INSTRUCTIONS TO FOLLOW: Repeat, exactly and in full, the lines of the listing below, but without any pictures.

SUPPLIED INFORMATION:
━━━━

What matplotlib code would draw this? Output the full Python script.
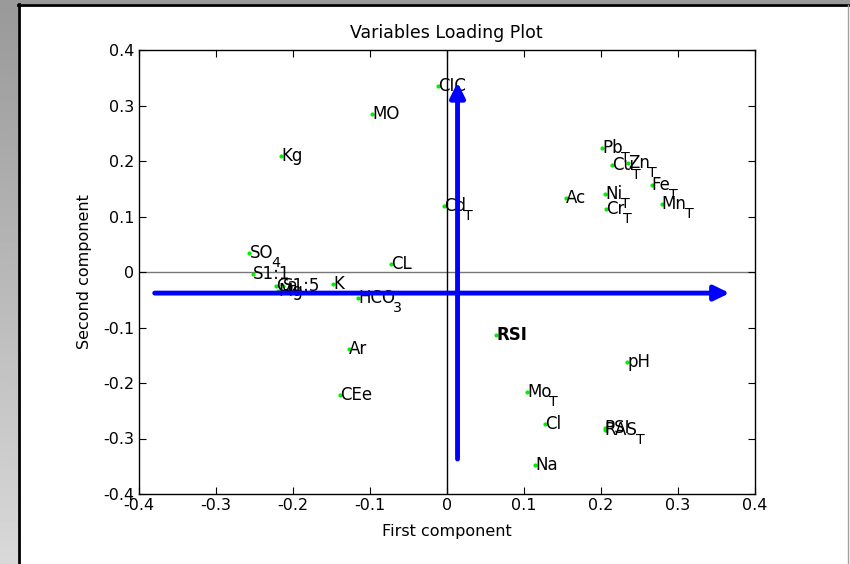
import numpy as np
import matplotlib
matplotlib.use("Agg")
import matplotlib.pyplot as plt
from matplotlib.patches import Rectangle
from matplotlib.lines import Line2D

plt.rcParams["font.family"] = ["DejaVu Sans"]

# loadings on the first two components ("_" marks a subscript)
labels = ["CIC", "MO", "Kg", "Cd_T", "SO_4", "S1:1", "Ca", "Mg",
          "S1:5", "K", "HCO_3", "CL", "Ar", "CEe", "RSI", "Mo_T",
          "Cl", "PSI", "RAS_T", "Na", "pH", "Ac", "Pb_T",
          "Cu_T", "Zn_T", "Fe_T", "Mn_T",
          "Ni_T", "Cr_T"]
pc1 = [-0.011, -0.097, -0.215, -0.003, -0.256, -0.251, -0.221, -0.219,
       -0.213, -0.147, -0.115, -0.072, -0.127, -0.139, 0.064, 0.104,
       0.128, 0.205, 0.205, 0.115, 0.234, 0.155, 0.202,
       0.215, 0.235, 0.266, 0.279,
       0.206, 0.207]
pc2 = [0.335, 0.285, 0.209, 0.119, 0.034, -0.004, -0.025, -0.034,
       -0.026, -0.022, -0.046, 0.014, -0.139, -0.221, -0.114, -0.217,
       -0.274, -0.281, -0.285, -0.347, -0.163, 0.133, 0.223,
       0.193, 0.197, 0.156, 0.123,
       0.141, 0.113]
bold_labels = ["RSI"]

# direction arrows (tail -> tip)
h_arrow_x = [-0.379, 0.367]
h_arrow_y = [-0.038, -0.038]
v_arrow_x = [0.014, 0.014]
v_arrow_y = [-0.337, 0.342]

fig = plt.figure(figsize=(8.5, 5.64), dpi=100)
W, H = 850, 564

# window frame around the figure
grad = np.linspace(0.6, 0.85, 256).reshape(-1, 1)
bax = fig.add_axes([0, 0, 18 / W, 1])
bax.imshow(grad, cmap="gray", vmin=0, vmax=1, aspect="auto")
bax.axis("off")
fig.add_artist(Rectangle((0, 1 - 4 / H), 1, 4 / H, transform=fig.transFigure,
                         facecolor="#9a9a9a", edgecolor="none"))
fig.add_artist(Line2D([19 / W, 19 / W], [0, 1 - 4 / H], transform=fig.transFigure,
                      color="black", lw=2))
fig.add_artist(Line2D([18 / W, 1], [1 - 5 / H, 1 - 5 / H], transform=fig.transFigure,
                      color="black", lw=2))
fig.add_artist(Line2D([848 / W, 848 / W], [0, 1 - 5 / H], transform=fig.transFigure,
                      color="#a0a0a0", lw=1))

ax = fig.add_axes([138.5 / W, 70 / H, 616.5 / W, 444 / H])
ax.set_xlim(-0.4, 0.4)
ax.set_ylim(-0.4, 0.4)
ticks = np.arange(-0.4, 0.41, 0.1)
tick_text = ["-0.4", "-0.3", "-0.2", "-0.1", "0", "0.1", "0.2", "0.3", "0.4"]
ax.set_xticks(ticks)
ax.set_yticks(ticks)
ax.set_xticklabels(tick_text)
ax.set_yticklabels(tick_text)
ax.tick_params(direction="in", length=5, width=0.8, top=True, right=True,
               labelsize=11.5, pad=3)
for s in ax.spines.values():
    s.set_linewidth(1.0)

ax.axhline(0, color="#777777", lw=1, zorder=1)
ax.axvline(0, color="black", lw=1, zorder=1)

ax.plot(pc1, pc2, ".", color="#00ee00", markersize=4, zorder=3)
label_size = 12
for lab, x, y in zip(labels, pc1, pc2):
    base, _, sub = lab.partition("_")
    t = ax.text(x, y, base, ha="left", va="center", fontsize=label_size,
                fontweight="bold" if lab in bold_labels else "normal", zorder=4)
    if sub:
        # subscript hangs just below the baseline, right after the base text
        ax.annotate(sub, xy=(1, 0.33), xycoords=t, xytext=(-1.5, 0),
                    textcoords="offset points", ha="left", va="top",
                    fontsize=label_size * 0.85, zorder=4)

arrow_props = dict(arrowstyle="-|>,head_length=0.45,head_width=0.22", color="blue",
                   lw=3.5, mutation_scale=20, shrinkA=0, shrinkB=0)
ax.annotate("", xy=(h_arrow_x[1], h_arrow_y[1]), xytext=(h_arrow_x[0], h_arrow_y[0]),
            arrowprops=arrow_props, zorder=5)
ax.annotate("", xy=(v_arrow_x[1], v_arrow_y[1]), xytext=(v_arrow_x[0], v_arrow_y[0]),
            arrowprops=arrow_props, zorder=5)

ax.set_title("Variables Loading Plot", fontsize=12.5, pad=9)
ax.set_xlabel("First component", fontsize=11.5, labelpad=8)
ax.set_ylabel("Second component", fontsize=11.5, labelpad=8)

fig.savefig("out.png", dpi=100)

━━━━

TASK SOLUTION:
What matplotlib code would draw this? Output the full Python script.
import numpy as np
import matplotlib
matplotlib.use("Agg")
import matplotlib.pyplot as plt
from matplotlib.patches import Rectangle
from matplotlib.lines import Line2D

plt.rcParams["font.family"] = ["DejaVu Sans"]

# loadings on the first two components ("_" marks a subscript)
labels = ["CIC", "MO", "Kg", "Cd_T", "SO_4", "S1:1", "Ca", "Mg",
          "S1:5", "K", "HCO_3", "CL", "Ar", "CEe", "RSI", "Mo_T",
          "Cl", "PSI", "RAS_T", "Na", "pH", "Ac", "Pb_T",
          "Cu_T", "Zn_T", "Fe_T", "Mn_T",
          "Ni_T", "Cr_T"]
pc1 = [-0.011, -0.097, -0.215, -0.003, -0.256, -0.251, -0.221, -0.219,
       -0.213, -0.147, -0.115, -0.072, -0.127, -0.139, 0.064, 0.104,
       0.128, 0.205, 0.205, 0.115, 0.234, 0.155, 0.202,
       0.215, 0.235, 0.266, 0.279,
       0.206, 0.207]
pc2 = [0.335, 0.285, 0.209, 0.119, 0.034, -0.004, -0.025, -0.034,
       -0.026, -0.022, -0.046, 0.014, -0.139, -0.221, -0.114, -0.217,
       -0.274, -0.281, -0.285, -0.347, -0.163, 0.133, 0.223,
       0.193, 0.197, 0.156, 0.123,
       0.141, 0.113]
bold_labels = ["RSI"]

# direction arrows (tail -> tip)
h_arrow_x = [-0.379, 0.367]
h_arrow_y = [-0.038, -0.038]
v_arrow_x = [0.014, 0.014]
v_arrow_y = [-0.337, 0.342]

fig = plt.figure(figsize=(8.5, 5.64), dpi=100)
W, H = 850, 564

# window frame around the figure
grad = np.linspace(0.6, 0.85, 256).reshape(-1, 1)
bax = fig.add_axes([0, 0, 18 / W, 1])
bax.imshow(grad, cmap="gray", vmin=0, vmax=1, aspect="auto")
bax.axis("off")
fig.add_artist(Rectangle((0, 1 - 4 / H), 1, 4 / H, transform=fig.transFigure,
                         facecolor="#9a9a9a", edgecolor="none"))
fig.add_artist(Line2D([19 / W, 19 / W], [0, 1 - 4 / H], transform=fig.transFigure,
                      color="black", lw=2))
fig.add_artist(Line2D([18 / W, 1], [1 - 5 / H, 1 - 5 / H], transform=fig.transFigure,
                      color="black", lw=2))
fig.add_artist(Line2D([848 / W, 848 / W], [0, 1 - 5 / H], transform=fig.transFigure,
                      color="#a0a0a0", lw=1))

ax = fig.add_axes([138.5 / W, 70 / H, 616.5 / W, 444 / H])
ax.set_xlim(-0.4, 0.4)
ax.set_ylim(-0.4, 0.4)
ticks = np.arange(-0.4, 0.41, 0.1)
tick_text = ["-0.4", "-0.3", "-0.2", "-0.1", "0", "0.1", "0.2", "0.3", "0.4"]
ax.set_xticks(ticks)
ax.set_yticks(ticks)
ax.set_xticklabels(tick_text)
ax.set_yticklabels(tick_text)
ax.tick_params(direction="in", length=5, width=0.8, top=True, right=True,
               labelsize=11.5, pad=3)
for s in ax.spines.values():
    s.set_linewidth(1.0)

ax.axhline(0, color="#777777", lw=1, zorder=1)
ax.axvline(0, color="black", lw=1, zorder=1)

ax.plot(pc1, pc2, ".", color="#00ee00", markersize=4, zorder=3)
label_size = 12
for lab, x, y in zip(labels, pc1, pc2):
    base, _, sub = lab.partition("_")
    t = ax.text(x, y, base, ha="left", va="center", fontsize=label_size,
                fontweight="bold" if lab in bold_labels else "normal", zorder=4)
    if sub:
        # subscript hangs just below the baseline, right after the base text
        ax.annotate(sub, xy=(1, 0.33), xycoords=t, xytext=(-1.5, 0),
                    textcoords="offset points", ha="left", va="top",
                    fontsize=label_size * 0.85, zorder=4)

arrow_props = dict(arrowstyle="-|>,head_length=0.45,head_width=0.22", color="blue",
                   lw=3.5, mutation_scale=20, shrinkA=0, shrinkB=0)
ax.annotate("", xy=(h_arrow_x[1], h_arrow_y[1]), xytext=(h_arrow_x[0], h_arrow_y[0]),
            arrowprops=arrow_props, zorder=5)
ax.annotate("", xy=(v_arrow_x[1], v_arrow_y[1]), xytext=(v_arrow_x[0], v_arrow_y[0]),
            arrowprops=arrow_props, zorder=5)

ax.set_title("Variables Loading Plot", fontsize=12.5, pad=9)
ax.set_xlabel("First component", fontsize=11.5, labelpad=8)
ax.set_ylabel("Second component", fontsize=11.5, labelpad=8)

fig.savefig("out.png", dpi=100)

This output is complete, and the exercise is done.